-- Start Data --
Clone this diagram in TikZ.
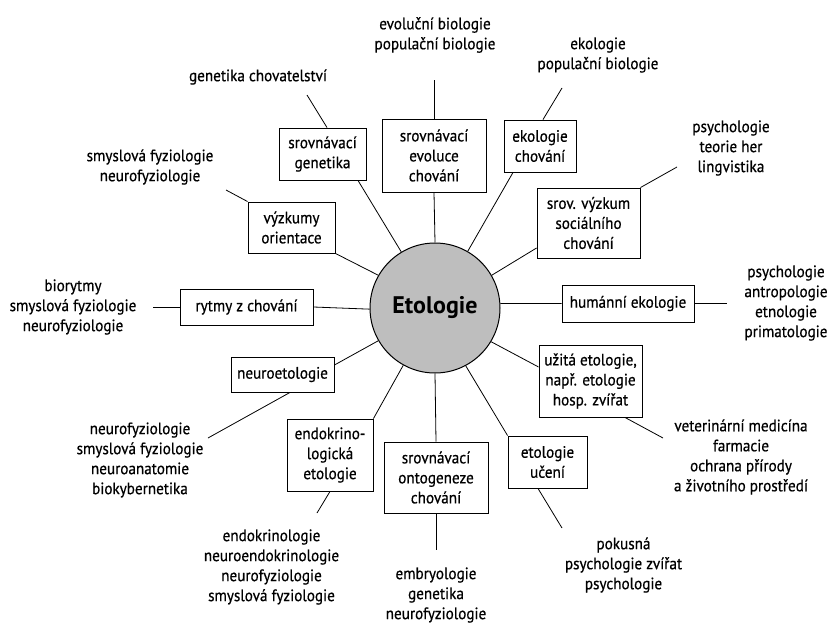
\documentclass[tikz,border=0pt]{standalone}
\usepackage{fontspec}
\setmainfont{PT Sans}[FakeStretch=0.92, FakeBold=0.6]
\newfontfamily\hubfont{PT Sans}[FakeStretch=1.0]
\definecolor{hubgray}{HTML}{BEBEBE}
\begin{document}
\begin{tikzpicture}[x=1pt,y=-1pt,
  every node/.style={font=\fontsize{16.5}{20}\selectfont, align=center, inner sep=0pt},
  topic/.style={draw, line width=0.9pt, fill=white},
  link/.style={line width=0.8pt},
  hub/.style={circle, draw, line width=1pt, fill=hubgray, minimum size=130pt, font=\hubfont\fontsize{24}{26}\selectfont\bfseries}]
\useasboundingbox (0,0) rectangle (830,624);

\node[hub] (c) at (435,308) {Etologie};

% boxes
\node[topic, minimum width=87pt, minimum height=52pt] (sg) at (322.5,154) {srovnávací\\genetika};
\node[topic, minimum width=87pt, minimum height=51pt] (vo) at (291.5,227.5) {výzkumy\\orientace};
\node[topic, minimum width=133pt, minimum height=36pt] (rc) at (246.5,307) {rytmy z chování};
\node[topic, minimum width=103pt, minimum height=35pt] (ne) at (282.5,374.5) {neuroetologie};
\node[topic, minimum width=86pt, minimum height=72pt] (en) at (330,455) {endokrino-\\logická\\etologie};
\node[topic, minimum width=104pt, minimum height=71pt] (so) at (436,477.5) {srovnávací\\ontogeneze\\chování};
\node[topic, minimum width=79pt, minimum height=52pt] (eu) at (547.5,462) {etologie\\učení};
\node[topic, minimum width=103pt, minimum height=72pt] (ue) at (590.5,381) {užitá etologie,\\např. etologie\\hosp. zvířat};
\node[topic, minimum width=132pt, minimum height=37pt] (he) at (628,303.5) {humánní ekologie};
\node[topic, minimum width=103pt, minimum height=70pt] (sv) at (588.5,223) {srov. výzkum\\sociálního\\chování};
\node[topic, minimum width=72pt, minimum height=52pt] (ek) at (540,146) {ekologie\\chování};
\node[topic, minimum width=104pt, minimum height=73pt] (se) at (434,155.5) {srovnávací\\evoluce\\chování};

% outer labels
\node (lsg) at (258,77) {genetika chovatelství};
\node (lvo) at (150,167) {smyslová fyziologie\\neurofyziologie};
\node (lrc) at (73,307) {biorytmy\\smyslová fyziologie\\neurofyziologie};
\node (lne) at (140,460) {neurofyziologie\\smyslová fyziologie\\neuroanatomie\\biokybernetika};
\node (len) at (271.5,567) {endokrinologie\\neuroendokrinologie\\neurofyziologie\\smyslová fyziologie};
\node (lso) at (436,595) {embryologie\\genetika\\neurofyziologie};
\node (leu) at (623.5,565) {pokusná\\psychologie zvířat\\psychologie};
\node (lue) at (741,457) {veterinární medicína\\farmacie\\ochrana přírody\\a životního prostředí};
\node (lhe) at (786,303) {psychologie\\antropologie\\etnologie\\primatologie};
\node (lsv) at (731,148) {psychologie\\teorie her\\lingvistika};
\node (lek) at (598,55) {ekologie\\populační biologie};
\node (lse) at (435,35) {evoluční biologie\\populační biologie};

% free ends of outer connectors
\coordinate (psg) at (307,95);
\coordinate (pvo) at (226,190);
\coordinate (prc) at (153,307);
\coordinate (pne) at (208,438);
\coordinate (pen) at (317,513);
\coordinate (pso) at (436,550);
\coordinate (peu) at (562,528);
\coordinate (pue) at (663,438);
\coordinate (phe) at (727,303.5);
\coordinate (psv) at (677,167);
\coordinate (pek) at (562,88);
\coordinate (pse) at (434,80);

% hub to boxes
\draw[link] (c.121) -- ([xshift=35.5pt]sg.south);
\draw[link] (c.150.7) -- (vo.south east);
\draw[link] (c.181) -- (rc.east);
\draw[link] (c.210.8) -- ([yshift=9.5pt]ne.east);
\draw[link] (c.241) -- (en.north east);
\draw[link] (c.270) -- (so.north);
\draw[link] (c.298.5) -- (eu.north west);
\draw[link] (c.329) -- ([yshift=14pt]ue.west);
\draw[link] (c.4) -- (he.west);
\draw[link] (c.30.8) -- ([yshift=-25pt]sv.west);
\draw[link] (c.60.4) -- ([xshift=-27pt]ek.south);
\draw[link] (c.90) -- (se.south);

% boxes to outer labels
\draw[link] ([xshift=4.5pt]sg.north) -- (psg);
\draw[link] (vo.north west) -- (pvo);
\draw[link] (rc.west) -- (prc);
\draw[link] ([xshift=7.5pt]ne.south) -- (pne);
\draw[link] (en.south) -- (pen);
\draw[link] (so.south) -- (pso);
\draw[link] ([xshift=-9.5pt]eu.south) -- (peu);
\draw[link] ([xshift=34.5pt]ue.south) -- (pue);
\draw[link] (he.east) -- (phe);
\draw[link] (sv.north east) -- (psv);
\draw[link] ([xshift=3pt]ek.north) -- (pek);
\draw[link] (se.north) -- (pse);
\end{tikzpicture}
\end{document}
-- End Data --
**Written exercise**
Leave out the pictures and repeat exactly the lines from the start of the material through the line that contains "(c) at (435,308)", both included.

**Answer to the problem**
Clone this diagram in TikZ.
\documentclass[tikz,border=0pt]{standalone}
\usepackage{fontspec}
\setmainfont{PT Sans}[FakeStretch=0.92, FakeBold=0.6]
\newfontfamily\hubfont{PT Sans}[FakeStretch=1.0]
\definecolor{hubgray}{HTML}{BEBEBE}
\begin{document}
\begin{tikzpicture}[x=1pt,y=-1pt,
  every node/.style={font=\fontsize{16.5}{20}\selectfont, align=center, inner sep=0pt},
  topic/.style={draw, line width=0.9pt, fill=white},
  link/.style={line width=0.8pt},
  hub/.style={circle, draw, line width=1pt, fill=hubgray, minimum size=130pt, font=\hubfont\fontsize{24}{26}\selectfont\bfseries}]
\useasboundingbox (0,0) rectangle (830,624);

\node[hub] (c) at (435,308) {Etologie};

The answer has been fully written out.